[start Data provided]
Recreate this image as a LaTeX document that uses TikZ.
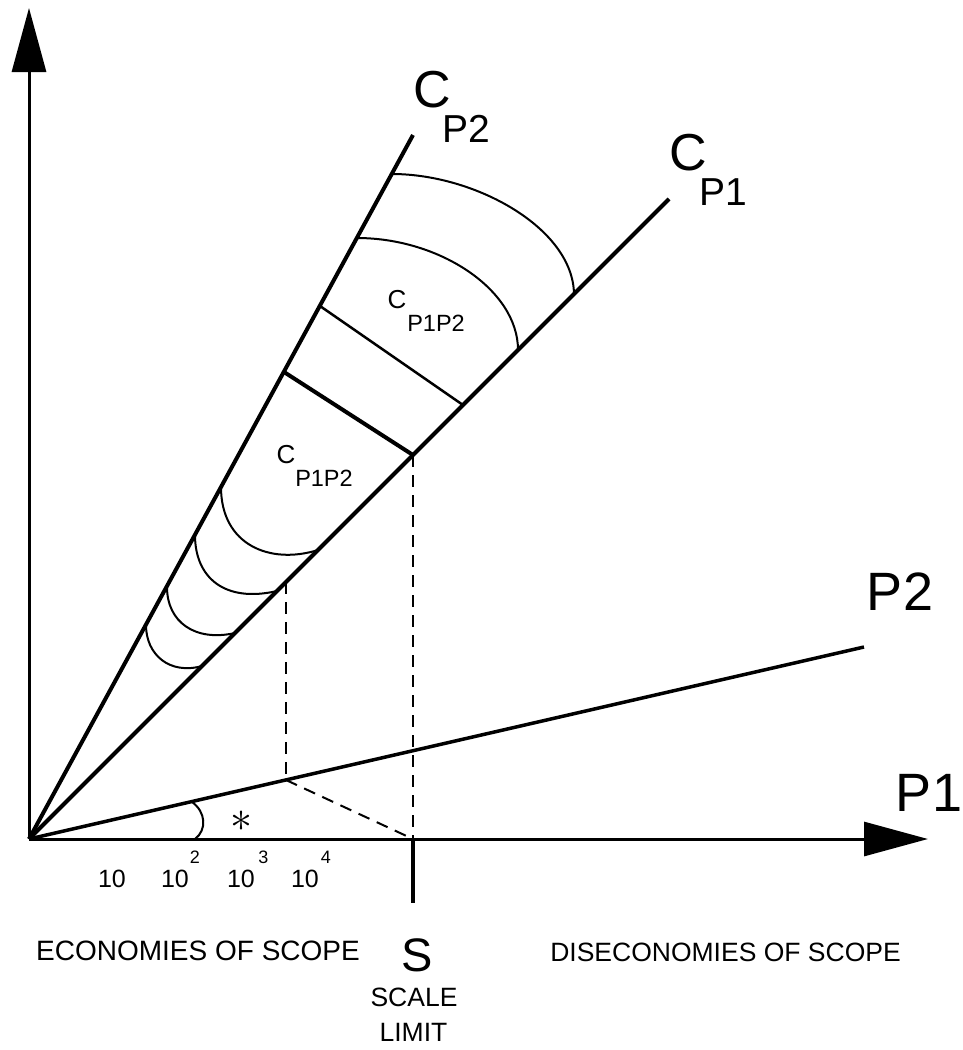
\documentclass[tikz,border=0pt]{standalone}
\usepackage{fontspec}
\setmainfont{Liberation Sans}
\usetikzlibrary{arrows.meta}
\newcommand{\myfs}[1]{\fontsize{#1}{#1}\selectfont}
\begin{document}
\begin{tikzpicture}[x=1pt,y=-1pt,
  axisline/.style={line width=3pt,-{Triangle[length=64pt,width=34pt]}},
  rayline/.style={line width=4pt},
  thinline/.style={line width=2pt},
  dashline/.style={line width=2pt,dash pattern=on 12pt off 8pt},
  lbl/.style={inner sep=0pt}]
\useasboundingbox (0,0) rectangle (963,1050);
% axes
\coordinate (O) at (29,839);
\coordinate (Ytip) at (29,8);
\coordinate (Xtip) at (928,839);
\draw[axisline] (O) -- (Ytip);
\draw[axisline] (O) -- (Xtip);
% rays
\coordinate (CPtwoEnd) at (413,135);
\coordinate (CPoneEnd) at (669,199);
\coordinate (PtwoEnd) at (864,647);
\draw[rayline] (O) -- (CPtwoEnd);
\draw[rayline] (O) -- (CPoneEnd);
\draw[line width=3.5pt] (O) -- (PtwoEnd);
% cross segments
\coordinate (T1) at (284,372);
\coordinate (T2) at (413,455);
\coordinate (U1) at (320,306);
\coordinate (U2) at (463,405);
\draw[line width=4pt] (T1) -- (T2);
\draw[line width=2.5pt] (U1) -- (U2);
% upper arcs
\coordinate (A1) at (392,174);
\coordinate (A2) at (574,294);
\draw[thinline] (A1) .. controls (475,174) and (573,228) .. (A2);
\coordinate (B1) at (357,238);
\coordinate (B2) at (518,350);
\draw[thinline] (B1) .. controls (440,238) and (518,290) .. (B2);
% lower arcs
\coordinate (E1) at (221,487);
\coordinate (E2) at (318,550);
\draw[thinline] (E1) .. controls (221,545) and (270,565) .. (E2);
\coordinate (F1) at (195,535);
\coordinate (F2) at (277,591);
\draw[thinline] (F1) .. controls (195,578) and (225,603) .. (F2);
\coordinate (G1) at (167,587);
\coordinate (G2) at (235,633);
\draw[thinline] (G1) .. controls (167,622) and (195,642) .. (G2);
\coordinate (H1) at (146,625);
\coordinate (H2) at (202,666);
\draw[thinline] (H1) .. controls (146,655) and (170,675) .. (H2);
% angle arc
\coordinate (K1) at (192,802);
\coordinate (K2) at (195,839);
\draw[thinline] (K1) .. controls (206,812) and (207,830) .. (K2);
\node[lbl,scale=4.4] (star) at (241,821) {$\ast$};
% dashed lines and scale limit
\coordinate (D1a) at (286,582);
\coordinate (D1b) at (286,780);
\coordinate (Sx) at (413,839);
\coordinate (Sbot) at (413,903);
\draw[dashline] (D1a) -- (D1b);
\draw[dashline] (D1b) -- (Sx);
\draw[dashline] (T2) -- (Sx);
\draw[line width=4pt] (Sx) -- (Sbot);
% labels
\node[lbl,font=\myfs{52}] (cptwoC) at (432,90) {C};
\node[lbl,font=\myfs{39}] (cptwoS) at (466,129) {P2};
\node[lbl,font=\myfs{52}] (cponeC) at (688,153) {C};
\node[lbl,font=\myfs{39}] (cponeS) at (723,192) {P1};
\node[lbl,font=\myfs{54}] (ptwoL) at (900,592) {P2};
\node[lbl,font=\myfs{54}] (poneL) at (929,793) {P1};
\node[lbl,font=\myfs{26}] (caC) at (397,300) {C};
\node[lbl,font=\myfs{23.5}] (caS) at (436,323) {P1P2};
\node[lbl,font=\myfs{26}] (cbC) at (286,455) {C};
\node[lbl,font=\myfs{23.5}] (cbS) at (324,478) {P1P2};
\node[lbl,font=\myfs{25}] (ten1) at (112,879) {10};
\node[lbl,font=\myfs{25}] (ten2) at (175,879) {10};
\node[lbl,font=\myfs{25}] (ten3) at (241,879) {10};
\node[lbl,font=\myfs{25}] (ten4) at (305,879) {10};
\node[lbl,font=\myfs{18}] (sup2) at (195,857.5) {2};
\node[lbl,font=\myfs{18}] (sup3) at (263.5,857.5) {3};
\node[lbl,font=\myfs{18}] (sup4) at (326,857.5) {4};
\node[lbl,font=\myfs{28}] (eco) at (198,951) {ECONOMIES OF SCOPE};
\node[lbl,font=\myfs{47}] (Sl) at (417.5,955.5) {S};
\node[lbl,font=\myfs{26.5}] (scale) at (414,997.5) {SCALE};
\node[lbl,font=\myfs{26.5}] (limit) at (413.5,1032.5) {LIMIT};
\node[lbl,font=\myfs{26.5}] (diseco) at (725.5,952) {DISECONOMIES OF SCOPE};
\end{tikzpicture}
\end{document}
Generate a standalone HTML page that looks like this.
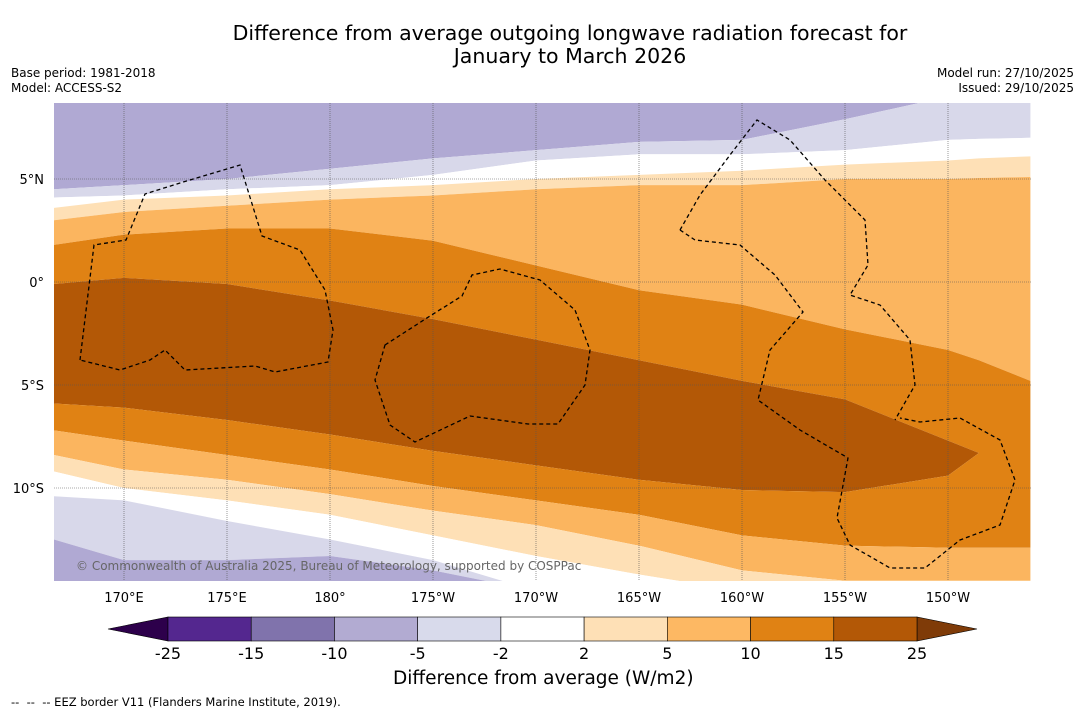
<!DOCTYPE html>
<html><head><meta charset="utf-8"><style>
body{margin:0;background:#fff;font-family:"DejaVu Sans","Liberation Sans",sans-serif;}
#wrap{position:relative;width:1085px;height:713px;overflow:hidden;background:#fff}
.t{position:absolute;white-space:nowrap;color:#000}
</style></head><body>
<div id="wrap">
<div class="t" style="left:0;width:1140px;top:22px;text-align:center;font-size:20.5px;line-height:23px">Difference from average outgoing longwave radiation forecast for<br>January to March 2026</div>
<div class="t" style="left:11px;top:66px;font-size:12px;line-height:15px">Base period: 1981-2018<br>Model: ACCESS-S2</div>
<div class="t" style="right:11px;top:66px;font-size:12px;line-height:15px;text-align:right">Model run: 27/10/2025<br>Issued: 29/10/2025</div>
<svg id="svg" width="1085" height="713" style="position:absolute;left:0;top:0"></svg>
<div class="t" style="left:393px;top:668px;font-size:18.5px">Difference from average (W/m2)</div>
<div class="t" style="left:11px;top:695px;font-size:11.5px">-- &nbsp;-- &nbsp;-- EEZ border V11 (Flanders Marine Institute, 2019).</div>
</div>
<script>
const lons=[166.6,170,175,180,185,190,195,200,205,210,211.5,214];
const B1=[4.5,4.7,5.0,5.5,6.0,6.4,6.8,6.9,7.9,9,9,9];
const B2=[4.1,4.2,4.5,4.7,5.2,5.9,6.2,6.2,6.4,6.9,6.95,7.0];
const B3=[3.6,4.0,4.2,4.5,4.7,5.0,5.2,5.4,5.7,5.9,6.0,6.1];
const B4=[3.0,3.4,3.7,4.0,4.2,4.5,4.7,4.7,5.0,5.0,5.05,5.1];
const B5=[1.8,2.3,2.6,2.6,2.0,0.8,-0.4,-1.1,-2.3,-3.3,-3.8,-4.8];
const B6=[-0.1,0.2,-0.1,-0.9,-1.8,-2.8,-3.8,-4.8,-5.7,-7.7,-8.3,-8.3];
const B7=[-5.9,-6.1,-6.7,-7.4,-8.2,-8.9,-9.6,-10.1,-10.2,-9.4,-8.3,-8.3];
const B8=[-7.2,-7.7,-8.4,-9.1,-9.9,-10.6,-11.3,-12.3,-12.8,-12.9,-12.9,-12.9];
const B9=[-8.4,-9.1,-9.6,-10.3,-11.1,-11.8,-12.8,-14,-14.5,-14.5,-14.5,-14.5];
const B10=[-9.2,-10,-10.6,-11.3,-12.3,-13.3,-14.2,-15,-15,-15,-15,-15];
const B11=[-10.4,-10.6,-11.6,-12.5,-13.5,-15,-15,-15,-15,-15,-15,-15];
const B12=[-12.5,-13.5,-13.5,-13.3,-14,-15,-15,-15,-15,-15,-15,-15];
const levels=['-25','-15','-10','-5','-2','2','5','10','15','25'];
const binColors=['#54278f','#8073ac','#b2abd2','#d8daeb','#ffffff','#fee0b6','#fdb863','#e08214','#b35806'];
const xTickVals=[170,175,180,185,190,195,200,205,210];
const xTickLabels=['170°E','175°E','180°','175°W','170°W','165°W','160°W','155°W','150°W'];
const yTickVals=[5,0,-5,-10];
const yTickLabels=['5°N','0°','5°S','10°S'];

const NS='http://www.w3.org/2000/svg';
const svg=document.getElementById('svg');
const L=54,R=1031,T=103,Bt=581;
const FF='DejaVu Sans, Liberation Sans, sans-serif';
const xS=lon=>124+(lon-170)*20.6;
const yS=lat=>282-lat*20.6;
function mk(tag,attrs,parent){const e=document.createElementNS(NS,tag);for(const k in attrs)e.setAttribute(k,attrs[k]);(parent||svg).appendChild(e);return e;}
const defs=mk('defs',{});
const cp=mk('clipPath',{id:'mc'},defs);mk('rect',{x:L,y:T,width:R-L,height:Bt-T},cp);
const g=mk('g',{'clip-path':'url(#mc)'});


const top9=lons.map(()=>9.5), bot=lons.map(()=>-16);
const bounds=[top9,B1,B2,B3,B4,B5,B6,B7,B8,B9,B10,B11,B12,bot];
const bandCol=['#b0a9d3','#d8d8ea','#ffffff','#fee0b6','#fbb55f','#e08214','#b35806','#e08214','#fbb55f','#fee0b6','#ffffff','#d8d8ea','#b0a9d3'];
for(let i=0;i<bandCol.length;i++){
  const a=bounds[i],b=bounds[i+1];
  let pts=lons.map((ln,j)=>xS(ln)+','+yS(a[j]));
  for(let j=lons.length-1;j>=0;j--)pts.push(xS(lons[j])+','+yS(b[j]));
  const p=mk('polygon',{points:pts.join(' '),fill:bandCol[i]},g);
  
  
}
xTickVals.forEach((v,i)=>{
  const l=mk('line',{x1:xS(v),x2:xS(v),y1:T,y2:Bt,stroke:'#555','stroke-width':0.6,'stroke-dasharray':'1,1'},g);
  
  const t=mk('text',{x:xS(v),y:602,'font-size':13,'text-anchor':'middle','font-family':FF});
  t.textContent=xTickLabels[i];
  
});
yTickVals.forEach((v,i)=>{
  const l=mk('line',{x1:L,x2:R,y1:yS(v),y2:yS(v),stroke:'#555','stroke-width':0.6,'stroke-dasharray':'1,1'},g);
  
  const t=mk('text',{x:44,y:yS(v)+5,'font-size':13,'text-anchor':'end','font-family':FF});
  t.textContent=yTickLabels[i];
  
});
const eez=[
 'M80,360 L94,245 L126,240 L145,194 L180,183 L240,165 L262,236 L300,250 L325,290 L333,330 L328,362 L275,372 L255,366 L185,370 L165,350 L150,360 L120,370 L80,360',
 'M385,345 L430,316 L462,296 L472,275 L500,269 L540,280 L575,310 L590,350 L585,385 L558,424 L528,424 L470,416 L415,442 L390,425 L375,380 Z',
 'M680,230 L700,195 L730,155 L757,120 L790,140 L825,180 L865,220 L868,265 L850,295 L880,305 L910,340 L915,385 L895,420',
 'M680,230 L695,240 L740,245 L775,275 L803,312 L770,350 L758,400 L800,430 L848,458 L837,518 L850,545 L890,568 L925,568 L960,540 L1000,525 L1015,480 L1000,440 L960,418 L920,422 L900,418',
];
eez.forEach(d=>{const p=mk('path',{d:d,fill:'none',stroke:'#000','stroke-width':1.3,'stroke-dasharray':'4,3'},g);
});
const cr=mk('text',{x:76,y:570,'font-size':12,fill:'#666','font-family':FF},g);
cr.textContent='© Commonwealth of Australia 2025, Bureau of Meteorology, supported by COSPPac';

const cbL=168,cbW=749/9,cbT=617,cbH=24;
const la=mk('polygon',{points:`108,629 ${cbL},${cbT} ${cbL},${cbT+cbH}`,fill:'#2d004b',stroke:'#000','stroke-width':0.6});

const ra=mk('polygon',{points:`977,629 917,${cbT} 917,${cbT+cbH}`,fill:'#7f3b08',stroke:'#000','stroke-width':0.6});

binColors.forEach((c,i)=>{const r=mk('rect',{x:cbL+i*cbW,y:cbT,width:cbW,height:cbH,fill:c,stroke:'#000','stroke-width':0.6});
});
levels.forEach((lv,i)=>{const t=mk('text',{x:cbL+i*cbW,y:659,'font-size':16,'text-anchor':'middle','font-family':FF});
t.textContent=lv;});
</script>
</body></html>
[end Data provided]
[start Data provided]
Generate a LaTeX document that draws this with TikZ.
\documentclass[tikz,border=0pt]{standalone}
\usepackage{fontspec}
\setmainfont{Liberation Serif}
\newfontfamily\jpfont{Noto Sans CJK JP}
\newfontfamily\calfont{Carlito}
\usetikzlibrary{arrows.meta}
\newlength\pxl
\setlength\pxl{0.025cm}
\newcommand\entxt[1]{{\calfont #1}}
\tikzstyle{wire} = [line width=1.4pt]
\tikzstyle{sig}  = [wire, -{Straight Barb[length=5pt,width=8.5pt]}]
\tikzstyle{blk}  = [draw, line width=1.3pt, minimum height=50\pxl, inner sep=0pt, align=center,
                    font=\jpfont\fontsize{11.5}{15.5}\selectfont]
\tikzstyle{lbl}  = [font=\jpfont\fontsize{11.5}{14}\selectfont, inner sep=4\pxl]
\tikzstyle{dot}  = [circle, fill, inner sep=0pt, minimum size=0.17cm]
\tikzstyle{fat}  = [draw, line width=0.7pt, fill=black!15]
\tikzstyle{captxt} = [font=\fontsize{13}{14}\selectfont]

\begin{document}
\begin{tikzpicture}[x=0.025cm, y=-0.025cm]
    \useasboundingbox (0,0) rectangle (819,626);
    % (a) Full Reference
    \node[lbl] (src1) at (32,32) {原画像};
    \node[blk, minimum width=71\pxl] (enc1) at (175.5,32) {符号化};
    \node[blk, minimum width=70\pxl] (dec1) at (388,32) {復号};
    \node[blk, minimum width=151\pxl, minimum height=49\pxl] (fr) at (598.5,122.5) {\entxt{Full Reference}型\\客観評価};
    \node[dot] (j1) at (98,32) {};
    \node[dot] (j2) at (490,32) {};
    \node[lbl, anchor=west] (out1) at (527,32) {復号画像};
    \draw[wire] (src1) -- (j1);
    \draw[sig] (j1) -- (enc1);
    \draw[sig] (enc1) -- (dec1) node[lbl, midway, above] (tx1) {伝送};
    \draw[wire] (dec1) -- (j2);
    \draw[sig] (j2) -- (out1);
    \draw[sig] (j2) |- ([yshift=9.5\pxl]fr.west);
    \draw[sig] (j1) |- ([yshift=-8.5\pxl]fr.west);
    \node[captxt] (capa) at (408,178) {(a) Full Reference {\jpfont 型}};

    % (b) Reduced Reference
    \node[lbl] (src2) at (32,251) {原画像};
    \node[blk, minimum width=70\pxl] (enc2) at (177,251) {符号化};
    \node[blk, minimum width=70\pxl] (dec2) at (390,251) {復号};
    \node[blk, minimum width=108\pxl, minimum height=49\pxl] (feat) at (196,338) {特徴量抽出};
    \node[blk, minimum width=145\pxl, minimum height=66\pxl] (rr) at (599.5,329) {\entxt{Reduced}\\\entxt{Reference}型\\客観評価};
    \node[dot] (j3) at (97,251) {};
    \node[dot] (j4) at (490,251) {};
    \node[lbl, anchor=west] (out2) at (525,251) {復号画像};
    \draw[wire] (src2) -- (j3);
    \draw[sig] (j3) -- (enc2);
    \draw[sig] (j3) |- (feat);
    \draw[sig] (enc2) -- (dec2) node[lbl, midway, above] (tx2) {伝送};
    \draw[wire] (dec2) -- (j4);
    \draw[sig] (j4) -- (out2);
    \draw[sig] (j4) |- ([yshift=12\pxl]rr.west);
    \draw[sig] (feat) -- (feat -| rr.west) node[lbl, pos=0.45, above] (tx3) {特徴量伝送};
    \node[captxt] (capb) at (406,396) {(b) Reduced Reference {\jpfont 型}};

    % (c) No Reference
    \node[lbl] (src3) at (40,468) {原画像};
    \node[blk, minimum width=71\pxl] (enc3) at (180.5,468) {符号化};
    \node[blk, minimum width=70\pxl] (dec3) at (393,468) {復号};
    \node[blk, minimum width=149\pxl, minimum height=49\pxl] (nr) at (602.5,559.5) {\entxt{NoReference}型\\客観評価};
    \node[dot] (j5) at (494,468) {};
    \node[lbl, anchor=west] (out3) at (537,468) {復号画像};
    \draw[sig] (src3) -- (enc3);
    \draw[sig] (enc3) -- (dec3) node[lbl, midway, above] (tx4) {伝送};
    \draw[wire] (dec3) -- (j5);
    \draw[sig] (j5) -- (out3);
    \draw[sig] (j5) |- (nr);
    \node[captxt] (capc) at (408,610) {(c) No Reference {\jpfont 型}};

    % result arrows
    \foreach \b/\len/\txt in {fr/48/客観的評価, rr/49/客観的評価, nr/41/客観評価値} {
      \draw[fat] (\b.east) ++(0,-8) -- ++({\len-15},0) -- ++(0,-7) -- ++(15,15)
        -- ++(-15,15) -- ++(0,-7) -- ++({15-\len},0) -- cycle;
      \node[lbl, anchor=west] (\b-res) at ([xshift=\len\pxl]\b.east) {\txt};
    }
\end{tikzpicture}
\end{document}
[end Data provided]
## Short exercise
What is the number of lines in the data that hold the string "this"? Answer with the number only.

## Solution
3